Is Your Accountant Is Overlooking Your Protection?
Times seem tougher at the moment. More businesses seem under the pump, making losses, not being paid by customers, higher debt and staff fluctuations.
Most accountants will discuss the major points of asset protection (ie protecting your home or personal assets in case of business failure), by setting up structures such as companies and trusts. But the good work can be undone by the most simple of oversights. Below is my top three simple oversights that leads to business owners jeopardising their homes.
- Whats in a name
Do you have a directors loan on your business balance sheet? Have you for tax purposes “borrowed” money from the business instead of taking it as a wage or dividend? You may not think you need to pay this money back in the ordinary course of business- but if your business fails, then rest assured the administrator will want it paid back.
Its dangerous to name your accounts “Directors Loan” or “Shareholders Loan”. You leave yourself open to attributing the loan to the entire class of people such as ALL directors or shareholders.
Consider the example where a husband and wife own a company. Both are directors, but their home is in the wife’s name. If a $100,000 “Directors Loan” exists where the directors owe the company money, then theoretically, creditors could take the home.
But, by naming the loan “Loan to Husband” you are being specific and may protect the personal home asset from attack. We would recommend a loan agreement go along with that to really add extra protection. Getting the account name right might prove vital in saving your home.
- Be on time
OK, so the business may be doing it tough. Maybe you cant afford to pay your BAS. Its imperative you lodge your BAS on time to protect your personal assets.
Legislation provides that if BAS is lodged late (over 3 months) the ATO can come after directors personally for any unpaid PAYG Withholding on wages. Given that the ATO reduces debt owed to them by applying it against unpaid GST first, the PAYG Withholding figure tends to add up! But if the BAS have been lodged on time and the ATO have no issued a Directors Penalty Notice, then the Director may not be liable for the PAYG Withholding. This may be an enormous win if you need to put your business into administration. It may be the difference in saving yourself from personal bankruptcy.
- Do you guarantee it
Do you know what you have personally guaranteed as a business owner/ director? You would be surprised to know what you might have signed without thoroughly checking your personal liability, that causes you to be exactly that, personally liable.
The types of things you might have accidentally signed a personal liability for include (but not limited to):
- Leases on premises
- Vehicle and other loans
- Contracts with customers
Sometimes acting as guarantor is the only way deals can be done. Its understandable. But, you don’t have to commit everyone as a guarantor. I recommend considering your options every time you potentially sign a personal guarantee. Some solutions include:
- Can a higher deposit remove the necessity of a personal guarantee?

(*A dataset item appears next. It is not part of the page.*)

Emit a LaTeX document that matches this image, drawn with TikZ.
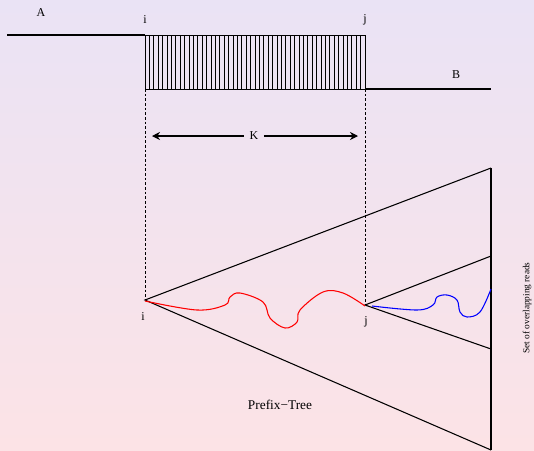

- Can you put the guarantee in the name of the party with the least personal assets?
- Can a bank guarantee be used instead?
- Can you negotiate no personal guarantee?
- Are there other suppliers who don’t require a personal guarantee?
Keep a detailed list of all personal guarantees you hold. If business is struggling, then making sure you understand the position of these creditors may be the difference between you being made to pay personally or having those debts extinguished with the collapse of the business.
No one wants to see good people go unpaid. That’s not the point and personal asset protection should only be used as a shield, not a sword to attack your creditors with. Businesses fail all the time. There is much worse in life than that. But, where you can protect your assets legally, you should do everything in your power to do so. Because you cannot help others, until you’ve helped yourself.